→ Code that draws figures
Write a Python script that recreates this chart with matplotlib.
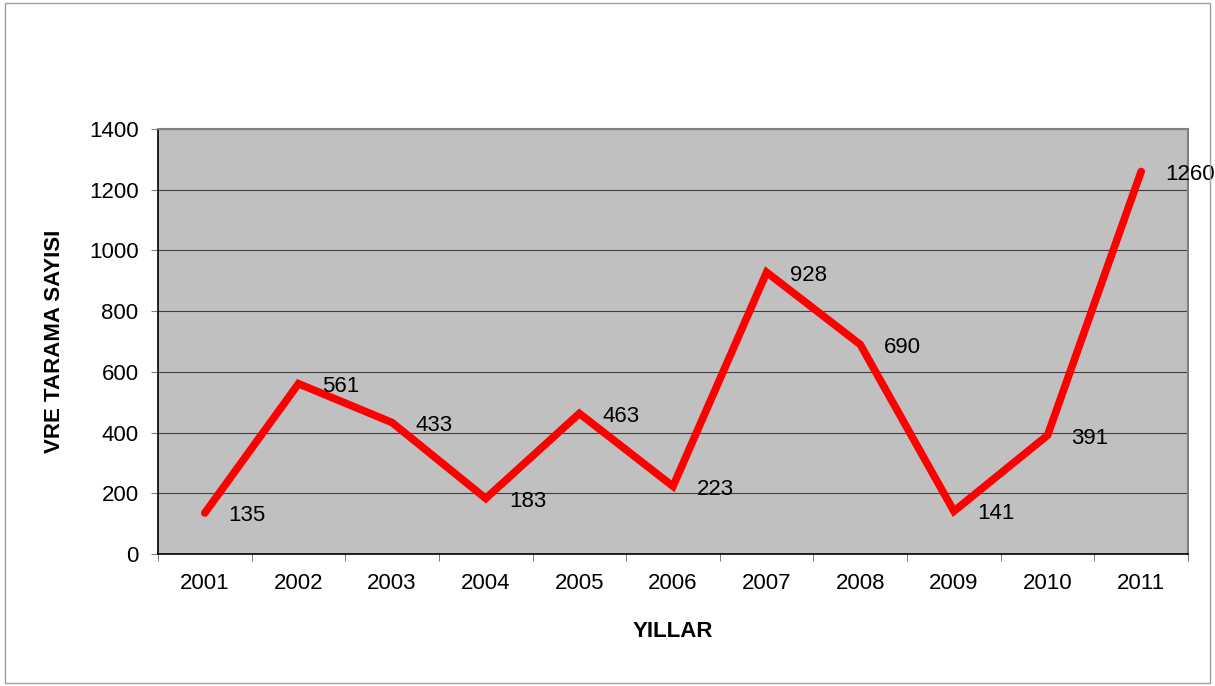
import matplotlib
matplotlib.use("Agg")
import matplotlib.pyplot as plt
from matplotlib.patches import Rectangle

years = ["2001", "2002", "2003", "2004", "2005", "2006", "2007", "2008", "2009", "2010", "2011"]
values = [135, 561, 433, 183, 463, 223, 928, 690, 141, 391, 1260]
y_ticks = [0, 200, 400, 600, 800, 1000, 1200, 1400]

plt.rcParams['font.family'] = ['Liberation Sans', 'DejaVu Sans']
FS = 16

W, H = 1215, 686
fig = plt.figure(figsize=(W / 100, H / 100), dpi=100)
fig.patches.append(Rectangle((5 / W, 3 / H), 1205 / W, 680 / H, transform=fig.transFigure,
                             fill=False, edgecolor='#a0a0a0', linewidth=1))

left, right, top, bottom = 158, 1188, 129, 554
ax = fig.add_axes([left / W, 1 - bottom / H, (right - left) / W, (bottom - top) / H])
ax.set_facecolor('#c0c0c0')

x = list(range(len(years)))
ax.plot(x, values, color='#ff0000', linewidth=5.5, solid_capstyle='round', solid_joinstyle='miter', zorder=3)
for xi, v in zip(x, values):
    ax.annotate(str(v), (xi, v), xytext=(17, -2), textcoords='offset points',
                ha='left', va='center', fontsize=FS, color='black', zorder=4)

ax.set_xlim(-0.5, len(years) - 0.5)
ax.set_ylim(0, 1400)
ax.set_yticks(y_ticks)
ax.set_yticklabels([str(t) for t in y_ticks], fontsize=FS)
ax.yaxis.grid(True, color='#404040', linewidth=0.8)
ax.set_axisbelow(True)

ax.set_xticks(x)
ax.set_xticklabels(years, fontsize=FS)
ax.tick_params(axis='x', length=0, pad=14)
ax.set_xticks([i - 0.5 for i in range(len(years) + 1)], minor=True)
ax.tick_params(axis='x', which='minor', length=5, direction='out', color='#606060')
ax.tick_params(axis='y', length=5, direction='out', color='#808080', pad=9)

for s in ['top', 'right']:
    ax.spines[s].set_color('#808080')
    ax.spines[s].set_linewidth(1.5)
for s in ['left', 'bottom']:
    ax.spines[s].set_color('black')
    ax.spines[s].set_linewidth(1.2)

ax.set_xlabel('YILLAR', fontsize=FS, fontweight='bold', labelpad=19)
ax.set_ylabel('VRE TARAMA SAYISI', fontsize=FS, fontweight='bold', labelpad=17)

fig.savefig('out.png', dpi=100)
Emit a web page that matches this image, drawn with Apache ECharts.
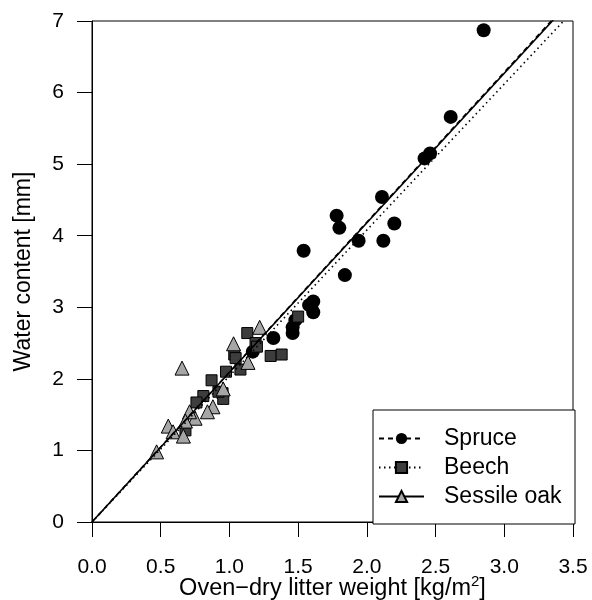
<!DOCTYPE html>
<html>
<head>
<meta charset="utf-8">
<script src="https://cdn.jsdelivr.net/npm/echarts@6/dist/echarts.min.js"></script>
<style>html,body{margin:0;padding:0;background:#fff;}#c{width:592px;height:600px;}</style>
</head>
<body>
<div id="c"></div>
<script>
const seriesNames = ['Spruce', 'Beech', 'Sessile oak'];
const spruceX = [2.85, 2.61, 2.42, 2.46, 2.11, 1.78, 1.80, 2.20, 1.94, 2.12, 1.54, 1.84, 1.61, 1.58, 1.61, 1.48, 1.46, 1.46, 1.32, 1.17];
const spruceY = [6.87, 5.66, 5.08, 5.15, 4.54, 4.28, 4.11, 4.17, 3.93, 3.93, 3.79, 3.45, 3.08, 3.03, 2.93, 2.82, 2.72, 2.64, 2.57, 2.38];
const beechX = [1.50, 1.13, 1.19, 1.20, 1.035, 1.045, 1.30, 1.38, 1.08, 0.975, 0.87, 0.81, 0.76, 0.95, 0.955, 0.92, 0.68];
const beechY = [2.87, 2.64, 2.50, 2.45, 2.34, 2.29, 2.32, 2.34, 2.13, 2.10, 1.98, 1.76, 1.67, 1.80, 1.72, 1.82, 1.28];
const oakX = [1.22, 1.03, 0.655, 1.135, 0.955, 0.88, 0.84, 0.75, 0.71, 0.68, 0.555, 0.59, 0.665, 0.47];
const oakY = [2.72, 2.49, 2.15, 2.23, 1.86, 1.61, 1.54, 1.45, 1.54, 1.41, 1.34, 1.26, 1.20, 0.98];
// slopes of regression lines through the origin
const fitSlopes = [2.095, 2.04, 2.09];
const xTicks = [0, 0.5, 1, 1.5, 2, 2.5, 3, 3.5];
const yTicks = [0, 1, 2, 3, 4, 5, 6, 7];

const FONT = 'Liberation Sans, Arial, Helvetica, sans-serif';
const zip = (a, b) => a.map((v, i) => [v, b[i]]);
const pts = [zip(spruceX, spruceY), zip(beechX, beechY), zip(oakX, oakY)];
const xMax = xTicks[xTicks.length - 1];
const symbols = ['circle', 'rect', 'triangle'];
const sizes = [14, 11, 14];
const fills = ['#000000', '#3d3d3d', '#a6a6a6'];
const lineTypes = [[5, 4], [1.5, 3.5], 'solid'];

const series = [];
seriesNames.forEach((n, i) => {
  series.push({
    name: n, type: 'line', z: 5,
    data: [[0, 0], [xMax, xMax * fitSlopes[i]]],
    showSymbol: false, symbol: symbols[i], symbolSize: sizes[i],
    itemStyle: { color: fills[i], borderColor: '#000', borderWidth: i === 0 ? 0 : 1 },
    lineStyle: { color: '#000', width: 1.6, type: lineTypes[i] },
    silent: true, animation: false, clip: true
  });
});
seriesNames.forEach((n, i) => {
  series.push({
    name: n, type: 'scatter', z: 2 + i * 0.1,
    data: pts[i], symbol: symbols[i], symbolSize: sizes[i],
    itemStyle: { color: fills[i], borderColor: '#000', borderWidth: i === 0 ? 0 : 1, opacity: 1 },
    animation: false
  });
});

const chart = echarts.init(document.getElementById('c'), null, { renderer: 'canvas' });
chart.setOption({
  backgroundColor: '#fff',
  animation: false,
  textStyle: { fontFamily: FONT, color: '#000' },
  grid: { left: 92, width: 481, top: 21, height: 501, outerBoundsMode: 'none', containLabel: false,
    show: true, borderColor: '#000', borderWidth: 1, backgroundColor: 'transparent' },
  xAxis: {
    type: 'value', min: xTicks[0], max: xMax, interval: 0.5,
    name: 'Oven\u2212dry litter weight [kg/m{sup|2}]',
    nameLocation: 'middle', nameGap: 52, nameMoveOverlap: false,
    nameTextStyle: { fontFamily: FONT, fontSize: 23.5, color: '#000',
      rich: { sup: { fontFamily: FONT, fontSize: 15, color: '#000', verticalAlign: 'top', padding: [0, 0, 14, 0] } } },
    axisLine: { show: true, lineStyle: { color: '#000', width: 1 } },
    axisTick: { show: true, inside: false, length: 15, lineStyle: { color: '#000', width: 1 } },
    axisLabel: { fontFamily: FONT, fontSize: 21, color: '#000', margin: 35, formatter: v => v.toFixed(1) },
    splitLine: { show: false }
  },
  yAxis: {
    type: 'value', min: yTicks[0], max: yTicks[yTicks.length - 1], interval: 1,
    name: 'Water content [mm]', nameLocation: 'middle', nameGap: 57, nameMoveOverlap: false,
    nameTextStyle: { fontFamily: FONT, fontSize: 23, color: '#000' },
    axisLine: { show: true, lineStyle: { color: '#000', width: 1 } },
    axisTick: { show: true, inside: false, length: 15, lineStyle: { color: '#000', width: 1 } },
    axisLabel: { fontFamily: FONT, fontSize: 21, color: '#000', margin: 28 },
    splitLine: { show: false }
  },
  legend: {
    data: seriesNames, orient: 'vertical', left: 373, top: 410,
    backgroundColor: '#fff', borderColor: '#000', borderWidth: 1,
    padding: [17, 11, 16, 5], itemGap: 6, itemWidth: 45, itemHeight: 14,
    textStyle: { fontFamily: FONT, fontSize: 23, color: '#000', lineHeight: 22, width: 120, padding: [0, 0, 0, 15] },
    selectedMode: false
  },
  series: series
});
</script>
</body>
</html>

→ INSTRUCTIONS TO FOLLOW
Your task is to reproduce the entries above word for word, from the first line through the line with "ax.spines[s].set_linewidth(1.2)", and please leave out any pictures.

→ ANSWER TO THE EXERCISE
Write a Python script that recreates this chart with matplotlib.
import matplotlib
matplotlib.use("Agg")
import matplotlib.pyplot as plt
from matplotlib.patches import Rectangle

years = ["2001", "2002", "2003", "2004", "2005", "2006", "2007", "2008", "2009", "2010", "2011"]
values = [135, 561, 433, 183, 463, 223, 928, 690, 141, 391, 1260]
y_ticks = [0, 200, 400, 600, 800, 1000, 1200, 1400]

plt.rcParams['font.family'] = ['Liberation Sans', 'DejaVu Sans']
FS = 16

W, H = 1215, 686
fig = plt.figure(figsize=(W / 100, H / 100), dpi=100)
fig.patches.append(Rectangle((5 / W, 3 / H), 1205 / W, 680 / H, transform=fig.transFigure,
                             fill=False, edgecolor='#a0a0a0', linewidth=1))

left, right, top, bottom = 158, 1188, 129, 554
ax = fig.add_axes([left / W, 1 - bottom / H, (right - left) / W, (bottom - top) / H])
ax.set_facecolor('#c0c0c0')

x = list(range(len(years)))
ax.plot(x, values, color='#ff0000', linewidth=5.5, solid_capstyle='round', solid_joinstyle='miter', zorder=3)
for xi, v in zip(x, values):
    ax.annotate(str(v), (xi, v), xytext=(17, -2), textcoords='offset points',
                ha='left', va='center', fontsize=FS, color='black', zorder=4)

ax.set_xlim(-0.5, len(years) - 0.5)
ax.set_ylim(0, 1400)
ax.set_yticks(y_ticks)
ax.set_yticklabels([str(t) for t in y_ticks], fontsize=FS)
ax.yaxis.grid(True, color='#404040', linewidth=0.8)
ax.set_axisbelow(True)

ax.set_xticks(x)
ax.set_xticklabels(years, fontsize=FS)
ax.tick_params(axis='x', length=0, pad=14)
ax.set_xticks([i - 0.5 for i in range(len(years) + 1)], minor=True)
ax.tick_params(axis='x', which='minor', length=5, direction='out', color='#606060')
ax.tick_params(axis='y', length=5, direction='out', color='#808080', pad=9)

for s in ['top', 'right']:
    ax.spines[s].set_color('#808080')
    ax.spines[s].set_linewidth(1.5)
for s in ['left', 'bottom']:
    ax.spines[s].set_color('black')
    ax.spines[s].set_linewidth(1.2)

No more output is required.